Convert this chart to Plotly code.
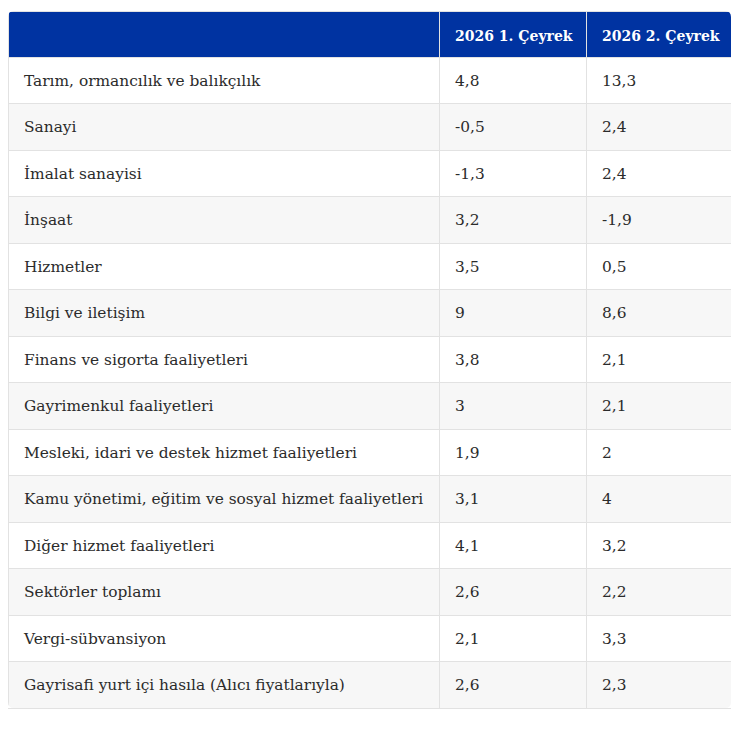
import plotly.graph_objects as go

sectors = [
    "Tarım, ormancılık ve balıkçılık",
    "Sanayi",
    "İmalat sanayisi",
    "İnşaat",
    "Hizmetler",
    "Bilgi ve iletişim",
    "Finans ve sigorta faaliyetleri",
    "Gayrimenkul faaliyetleri",
    "Mesleki, idari ve destek hizmet faaliyetleri",
    "Kamu yönetimi, eğitim ve sosyal hizmet faaliyetleri",
    "Diğer hizmet faaliyetleri",
    "Sektörler toplamı",
    "Vergi-sübvansiyon",
    "Gayrisafi yurt içi hasıla (Alıcı fiyatlarıyla)",
]
q1_2026 = ["4,8", "-0,5", "-1,3", "3,2", "3,5", "9", "3,8", "3", "1,9", "3,1", "4,1", "2,6", "2,1", "2,6"]
q2_2026 = ["13,3", "2,4", "2,4", "-1,9", "0,5", "8,6", "2,1", "2,1", "2", "4", "3,2", "2,2", "3,3", "2,3"]
headers = ["", "2026 1. Çeyrek", "2026 2. Çeyrek"]

# figure sits inside the page body (8px margin)
W, H = 731, 708
tx0, tx1 = 0, 723          # table left/right in figure px
ty0, ty1 = 3, 700          # table top/bottom in figure px
hdr_h, row_h = 46, 46.5
shift_y, shift_x = 9, 8    # text offset inside cells
colw = [431, 147, tx1 - tx0 - 431 - 147]

row_fill = ["#ffffff" if i % 2 == 0 else "#f7f7f7" for i in range(len(sectors))]
empty = [[""] * len(sectors)] * 3

def px_x(v):
    return v / W

def px_y(v):
    return 1 - v / H

bg = go.Table(
    domain=dict(x=[px_x(tx0), px_x(tx1)], y=[px_y(ty1 + 2), px_y(ty0)]),
    columnwidth=colw,
    header=dict(
        values=["", "", ""],
        fill_color="#0033a1",
        line=dict(color="#e2e2e2", width=1),
        height=hdr_h,
    ),
    cells=dict(
        values=empty,
        fill_color=[row_fill, row_fill, row_fill],
        line=dict(color="#e2e2e2", width=1),
        height=row_h,
    ),
)

font_fam = "DejaVu Serif"
txt = go.Table(
    domain=dict(x=[px_x(tx0 + shift_x), 1], y=[0, px_y(ty0 + shift_y)]),
    columnwidth=[colw[0], colw[1], W - shift_x - colw[0] - colw[1]],
    header=dict(
        values=["<b>" + h.replace(" ", "\u00a0") + "</b>" for h in headers],
        fill_color="rgba(0,0,0,0)",
        line=dict(color="rgba(0,0,0,0)", width=0),
        align="left",
        height=hdr_h,
        font=dict(family=font_fam, size=14, color="white"),
    ),
    cells=dict(
        values=[sectors, q1_2026, q2_2026],
        fill_color="rgba(0,0,0,0)",
        line=dict(color="rgba(0,0,0,0)", width=0),
        align="left",
        height=row_h,
        font=dict(family=font_fam, size=15.4, color="#2b2b2b"),
    ),
)

fig = go.Figure([bg, txt])

# rounded corners (white masks)
r = 6
def corner(cx, cy, dx, dy):
    p0 = (px_x(cx), px_y(cy))
    pa = (px_x(cx + dx * r), px_y(cy))
    pb = (px_x(cx), px_y(cy + dy * r))
    return f"M {p0[0]},{p0[1]} L {pa[0]},{pa[1]} Q {p0[0]},{p0[1]} {pb[0]},{pb[1]} Z"

for cx, cy, dx, dy in [(tx0, ty0, 1, 1), (tx1, ty0, -1, 1), (tx0, ty1, 1, -1), (tx1, ty1, -1, -1)]:
    fig.add_shape(type="path", path=corner(cx, cy, dx, dy), xref="paper", yref="paper",
                  fillcolor="white", line=dict(width=0), layer="above")

fig.update_layout(width=W, height=H, margin=dict(l=0, r=0, t=0, b=0),
                  paper_bgcolor="white")
fig.write_html("out.html")
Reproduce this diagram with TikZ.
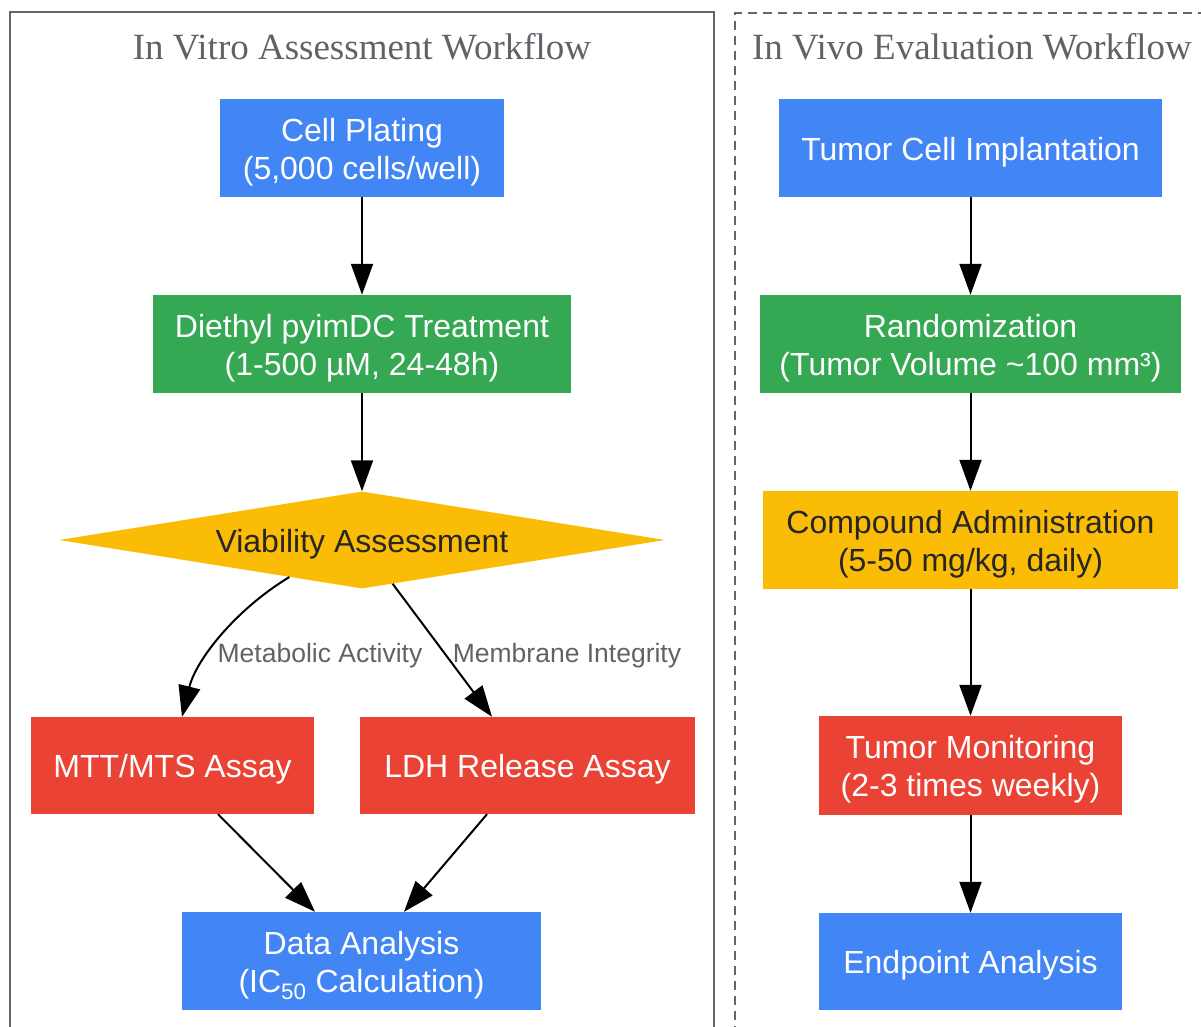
\documentclass[tikz,border=0pt]{standalone}
\usepackage{fontspec}
\setmainfont{Liberation Sans}
\newfontfamily\titlefont{Liberation Serif}
\usetikzlibrary{shapes.geometric,arrows.meta,calc}
\definecolor{gblue}{HTML}{4285F4}
\definecolor{ggreen}{HTML}{34A853}
\definecolor{gyellow}{HTML}{FBBC05}
\definecolor{gred}{HTML}{EA4335}
\definecolor{lblgray}{HTML}{5F6368}
\definecolor{framegray}{HTML}{666666}
\newcommand\ctext[1]{\raisebox{-4.5pt}[\height][\depth]{\begin{tabular}{@{}c@{}}#1\end{tabular}}}
\begin{document}
\begin{tikzpicture}[x=1pt,y=-1pt,
  box/.style={rectangle, inner sep=0pt, font=\fontsize{32}{38}\selectfont, text=white},
  conn/.style={line width=2pt, -{Triangle[length=31pt,width=22pt]}},
  elabel/.style={font=\fontsize{26.5}{30}\selectfont, text=lblgray},
  ctitle/.style={font=\titlefont\fontsize{37}{42}\selectfont, text=lblgray},
  frame/.style={line width=2pt, draw=framegray}]
\useasboundingbox (0,0) rectangle (1201,1027);
% clusters
\draw[frame] (10,1035) -- (10,12) -- (714,12) -- (714,1035);
\draw[frame, dash pattern=on 9pt off 6pt] (735,1035) -- (735,13) -- (1210,13);
\node[ctitle] (t1) at (362,47) {In Vitro Assessment Workflow};
\node[ctitle] (t2) at (972,47) {In Vivo Evaluation Workflow};
% left nodes
\node[box, fill=gblue, minimum width=284pt, minimum height=98pt] (cell) at (362,148) {\ctext{Cell Plating\\(5,000 cells/well)}};
\node[box, fill=ggreen, minimum width=418pt, minimum height=98pt] (treat) at (362,344) {\ctext{Diethyl pyimDC Treatment\\(1-500 µM, 24-48h)}};
\node[diamond, fill=gyellow, inner sep=0pt, shape aspect=6.25, minimum width=606pt, minimum height=97pt, font=\fontsize{32}{38}\selectfont, text=black!85] (via) at (362,540) {\ctext{Viability Assessment}};
\node[box, fill=gred, minimum width=283pt, minimum height=97pt] (mtt) at (172.5,765.5) {\ctext{MTT/MTS Assay}};
\node[box, fill=gred, minimum width=335pt, minimum height=97pt] (ldh) at (527.5,765.5) {\ctext{LDH Release Assay}};
\node[box, fill=gblue, minimum width=359pt, minimum height=98pt] (data) at (361.5,961) {\ctext{Data Analysis\\(IC\textsubscript{50} Calculation)}};
% right nodes
\node[box, fill=gblue, minimum width=383pt, minimum height=98pt] (impl) at (970.5,148) {\ctext{Tumor Cell Implantation}};
\node[box, fill=ggreen, minimum width=421pt, minimum height=98pt] (rand) at (970.5,344) {\ctext{Randomization\\(Tumor Volume \textasciitilde100 mm³)}};
\node[box, fill=gyellow, text=black!85, minimum width=415pt, minimum height=98pt] (comp) at (970.5,540) {\ctext{Compound Administration\\(5-50 mg/kg, daily)}};
\node[box, fill=gred, minimum width=303pt, minimum height=99pt] (mon) at (970.5,765.5) {\ctext{Tumor Monitoring\\(2-3 times weekly)}};
\node[box, fill=gblue, minimum width=303pt, minimum height=97pt] (endp) at (970.5,961.5) {\ctext{Endpoint Analysis}};
% left edges
\draw[conn] (cell.south) -- (treat.north);
\draw[conn] (treat.south) -- (via.north);
\draw[conn] (via.-153) .. controls (235,610) and (196,660) .. ($(mtt.north)+(9.5,0)$);
\draw[conn] (via.-55) -- ($(ldh.north)+(-35.5,0)$);
\node[elabel] (l1) at (320,656) {Metabolic Activity};
\node[elabel] (l2) at (567,656) {Membrane Integrity};
\draw[conn] ($(mtt.south)+(45.5,0)$) -- ($(data.north)+(-46.5,0)$);
\draw[conn] ($(ldh.south)+(-40.5,0)$) -- ($(data.north)+(42.5,0)$);
% right edges
\draw[conn] (impl.south) -- (rand.north);
\draw[conn] (rand.south) -- (comp.north);
\draw[conn] (comp.south) -- (mon.north);
\draw[conn] (mon.south) -- (endp.north);
\end{tikzpicture}
\end{document}
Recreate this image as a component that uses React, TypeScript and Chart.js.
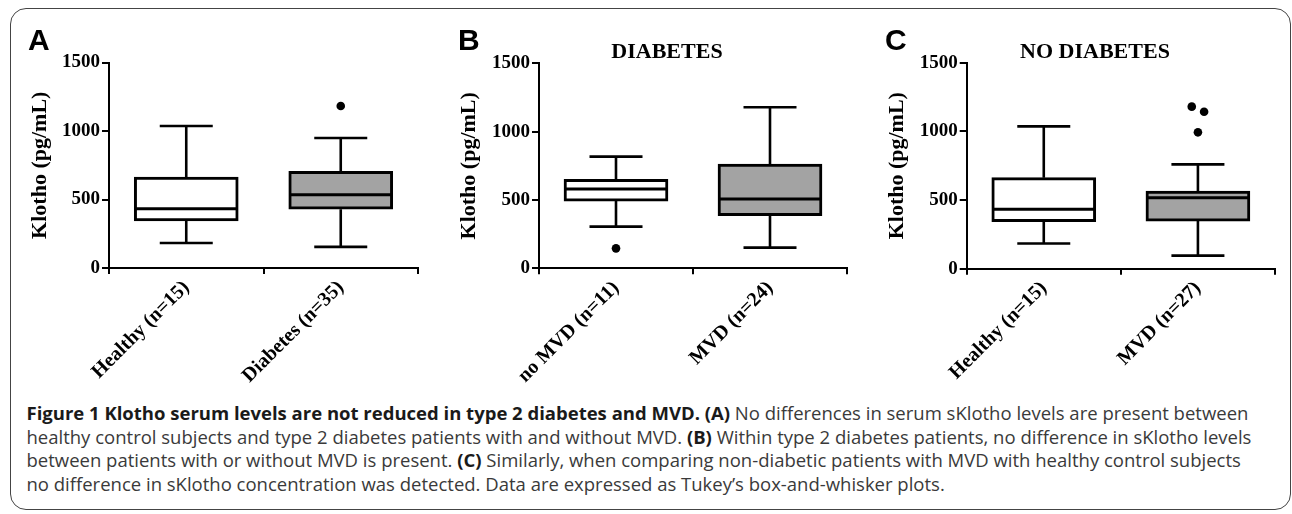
import React, { useEffect, useRef } from 'react';
import { Chart, registerables } from 'chart.js';

Chart.register(...registerables);

// ---------- DATA ----------
const Y_TICKS = [0, 500, 1000, 1500];
const Y_TITLE = 'Klotho (pg/mL)';

// Panel A
const labelsA = ['Healthy (n=15)', 'Diabetes (n=35)'];
const minA = [183, 154];
const q1A = [343, 429];
const medianA = [432, 534];
const q3A = [663, 705];
const maxA = [1036, 949];
const outlierXA = [1];
const outlierYA = [1183];

// Panel B
const labelsB = ['no MVD (n=11)', 'MVD (n=24)'];
const minB = [305, 151];
const q1B = [492, 385];
const medianB = [580, 507];
const q3B = [651, 763];
const maxB = [817, 1178];
const outlierXB = [0];
const outlierYB = [146];

// Panel C
const labelsC = ['Healthy (n=15)', 'MVD (n=27)'];
const minC = [183, 95];
const q1C = [343, 347];
const medianC = [432, 517];
const q3C = [663, 566];
const maxC = [1036, 760];
const outlierXC = [0.96, 1.04, 1.0];
const outlierYC = [1180, 1143, 993];

const titleB = 'DIABETES';
const titleC = 'NO DIABETES';

// ---------- STYLE ----------
const SERIF = '"Liberation Serif", "Times New Roman", serif';
const FILLS = ['#ffffff', '#a3a3a3'];
const BOX_W = 104;
const CAP_W = 53;

const boxWhiskerPlugin = {
  id: 'boxWhisker',
  beforeDatasetsDraw(chart: any, _args: any, opts: any) {
    const { ctx, scales } = chart;
    const x = scales.x, y = scales.y;
    const s = opts.stats;
    ctx.save();
    ctx.strokeStyle = '#000';
    ctx.lineWidth = 2.6;
    s.min.forEach((_: number, i: number) => {
      const cx = x.getPixelForValue(i);
      const yMax = y.getPixelForValue(s.max[i]);
      const yMin = y.getPixelForValue(s.min[i]);
      const yQ3 = y.getPixelForValue(s.q3[i]);
      const yQ1 = y.getPixelForValue(s.q1[i]);
      ctx.beginPath();
      ctx.moveTo(cx, yQ3); ctx.lineTo(cx, yMax);
      ctx.moveTo(cx - CAP_W / 2, yMax); ctx.lineTo(cx + CAP_W / 2, yMax);
      ctx.moveTo(cx, yQ1); ctx.lineTo(cx, yMin);
      ctx.moveTo(cx - CAP_W / 2, yMin); ctx.lineTo(cx + CAP_W / 2, yMin);
      ctx.stroke();
    });
    ctx.restore();
  },
  afterDatasetsDraw(chart: any, _args: any, opts: any) {
    const { ctx, scales } = chart;
    const x = scales.x, y = scales.y;
    const s = opts.stats;
    ctx.save();
    ctx.strokeStyle = '#000';
    ctx.lineWidth = 3;
    s.median.forEach((m: number, i: number) => {
      const cx = x.getPixelForValue(i);
      const ym = y.getPixelForValue(m);
      ctx.beginPath();
      ctx.moveTo(cx - BOX_W / 2 + 1, ym); ctx.lineTo(cx + BOX_W / 2 - 1, ym);
      ctx.stroke();
    });
    ctx.restore();
  },
};

type Geom = { left: number; width: number; height: number; axisW: number; padTop: number; padRight: number; xH: number; yTitlePad: number };

function BoxChart(props: {
  labels: string[]; mins: number[]; q1s: number[]; medians: number[]; q3s: number[]; maxs: number[];
  outX: number[]; outY: number[]; geom: Geom;
}) {
  const ref = useRef<HTMLCanvasElement | null>(null);
  const { labels, mins, q1s, medians, q3s, maxs, outX, outY, geom } = props;
  useEffect(() => {
    if (!ref.current) return;
    const chart = new Chart(ref.current, {
      type: 'bar',
      data: {
        datasets: [
          {
            type: 'scatter',
            data: outX.map((xv, i) => ({ x: xv, y: outY[i] })),
            pointRadius: 4.3,
            pointBackgroundColor: '#000',
            pointBorderWidth: 0,
            showLine: false,
          } as any,
          {
            type: 'bar',
            data: labels.map((_, i) => ({ x: i, y: [q1s[i], q3s[i]] })),
            backgroundColor: FILLS,
            borderColor: '#000',
            borderWidth: 3,
            borderSkipped: false,
            barThickness: BOX_W,
          } as any,
        ],
      },
      options: {
        responsive: false,
        animation: false,
        events: [],
        layout: { padding: { left: 0, top: geom.padTop, right: geom.padRight, bottom: 0 } },
        plugins: {
          legend: { display: false },
          tooltip: { enabled: false },
          boxWhisker: { stats: { min: mins, q1: q1s, median: medians, q3: q3s, max: maxs } },
        } as any,
        scales: {
          x: {
            type: 'linear',
            min: -0.5,
            max: 1.5,
            offset: false,
            afterBuildTicks: (scale: any) => { scale.ticks = labels.map((_, i) => ({ value: i })); },
            afterFit: (scale: any) => { scale.height = geom.xH; },
            border: { display: true, color: '#000', width: 2 },
            grid: { display: true, drawOnChartArea: false, drawTicks: true, tickLength: 6, color: '#000', lineWidth: 2 },
            ticks: {
              autoSkip: false,
              minRotation: 45,
              maxRotation: 45,
              padding: 2,
              color: '#000',
              font: { family: SERIF, weight: 'bold', size: 20 },
              callback: (v: any) => labels[Math.round(Number(v))] ?? '',
            },
          } as any,
          y: {
            type: 'linear',
            min: 0,
            max: 1500,
            afterBuildTicks: (scale: any) => { scale.ticks = Y_TICKS.map((v) => ({ value: v })); },
            afterFit: (scale: any) => { scale.width = geom.axisW; },
            border: { display: true, color: '#000', width: 2 },
            grid: { display: true, drawOnChartArea: false, drawTicks: true, tickLength: 7, color: '#000', lineWidth: 2 },
            ticks: {
              padding: 2,
              color: '#000',
              font: { family: SERIF, weight: 'bold', size: 19 },
              callback: (v: any) => String(v),
            },
            title: {
              display: true,
              text: Y_TITLE,
              color: '#000',
              font: { family: SERIF, weight: 'bold', size: 22 },
              padding: { top: geom.yTitlePad, bottom: 0 },
            },
          } as any,
        },
      },
      plugins: [boxWhiskerPlugin as any],
    });
    return () => chart.destroy();
  }, []);
  return (
    <canvas
      ref={ref}
      width={geom.width}
      height={geom.height}
      style={{ position: 'absolute', left: geom.left, top: 0, width: geom.width, height: geom.height }}
    />
  );
}

const geomA: Geom = { left: 0, width: 430, height: 400, axisW: 109, padTop: 62.5, padRight: 12, xH: 132, yTitlePad: 26.8 };
const geomB: Geom = { left: 430, width: 430, height: 400, axisW: 109, padTop: 63.3, padRight: 13, xH: 131.7, yTitlePad: 25.8 };
const geomC: Geom = { left: 860, width: 432, height: 400, axisW: 106.7, padTop: 62.7, padRight: 17, xH: 131.3, yTitlePad: 23.8 };

const CAP_FONT = '"Open Sans", "Noto Sans", sans-serif';
const CAP_SIZE = 18.5;
const CAP_LH = 23.7;

export default function App() {
  const letter = (t: string, left: number) => (
    <div style={{ position: 'absolute', left, top: 24.6, fontFamily: '"Liberation Sans", Arial, sans-serif', fontWeight: 'bold', fontSize: 30, lineHeight: '30px', color: '#000' }}>{t}</div>
  );
  const title = (t: string, cx: number) => (
    <div style={{ position: 'absolute', left: cx - 150, width: 300, top: 40, textAlign: 'center', fontFamily: SERIF, fontWeight: 'bold', fontSize: 22, lineHeight: '22px', color: '#000' }}>{t}</div>
  );
  const b = (t: string) => <span style={{ fontWeight: 700, color: '#1a1a1a' }}>{t}</span>;
  const capLine = (i: number, content: React.ReactNode) => (
    <div style={{ position: 'absolute', left: 26.5, top: 401 + i * CAP_LH, whiteSpace: 'nowrap', fontFamily: CAP_FONT, fontSize: CAP_SIZE, lineHeight: CAP_LH + 'px', color: '#3a3a3a' }}>{content}</div>
  );
  return (
    <div style={{ position: 'absolute', left: 0, top: 0, width: 1292, height: 514, background: '#fff', overflow: 'hidden' }}>
      <div style={{ position: 'absolute', left: 9.5, top: 7.5, width: 1281, height: 502, border: '1.5px solid #444', borderRadius: 16, boxSizing: 'border-box' }} />
      <BoxChart labels={labelsA} mins={minA} q1s={q1A} medians={medianA} q3s={q3A} maxs={maxA} outX={outlierXA} outY={outlierYA} geom={geomA} />
      <BoxChart labels={labelsB} mins={minB} q1s={q1B} medians={medianB} q3s={q3B} maxs={maxB} outX={outlierXB} outY={outlierYB} geom={geomB} />
      <BoxChart labels={labelsC} mins={minC} q1s={q1C} medians={medianC} q3s={q3C} maxs={maxC} outX={outlierXC} outY={outlierYC} geom={geomC} />
      {letter('A', 28)}
      {letter('B', 458)}
      {letter('C', 885)}
      {title(titleB, 667)}
      {title(titleC, 1095)}
      {capLine(0, <>{b('Figure 1 Klotho serum levels are not reduced in type 2 diabetes and MVD.')} {b('(A)')} No differences in serum sKlotho levels are present between</>)}
      {capLine(1, <>healthy control subjects and type 2 diabetes patients with and without MVD. {b('(B)')} Within type 2 diabetes patients, no difference in sKlotho levels</>)}
      {capLine(2, <>between patients with or without MVD is present. {b('(C)')} Similarly, when comparing non-diabetic patients with MVD with healthy control subjects</>)}
      {capLine(3, <>no difference in sKlotho concentration was detected. Data are expressed as Tukey’s box-and-whisker plots.</>)}
    </div>
  );
}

+ + + + +

Goal:
Using the entries above, write out exactly the lines from the one with "Recreate this image" through the one with "const Y_TITLE = 'Klotho (pg/mL)';", ends included. Leave out any pictures.

Task solution:
Recreate this image as a component that uses React, TypeScript and Chart.js.
import React, { useEffect, useRef } from 'react';
import { Chart, registerables } from 'chart.js';

Chart.register(...registerables);

// ---------- DATA ----------
const Y_TICKS = [0, 500, 1000, 1500];
const Y_TITLE = 'Klotho (pg/mL)';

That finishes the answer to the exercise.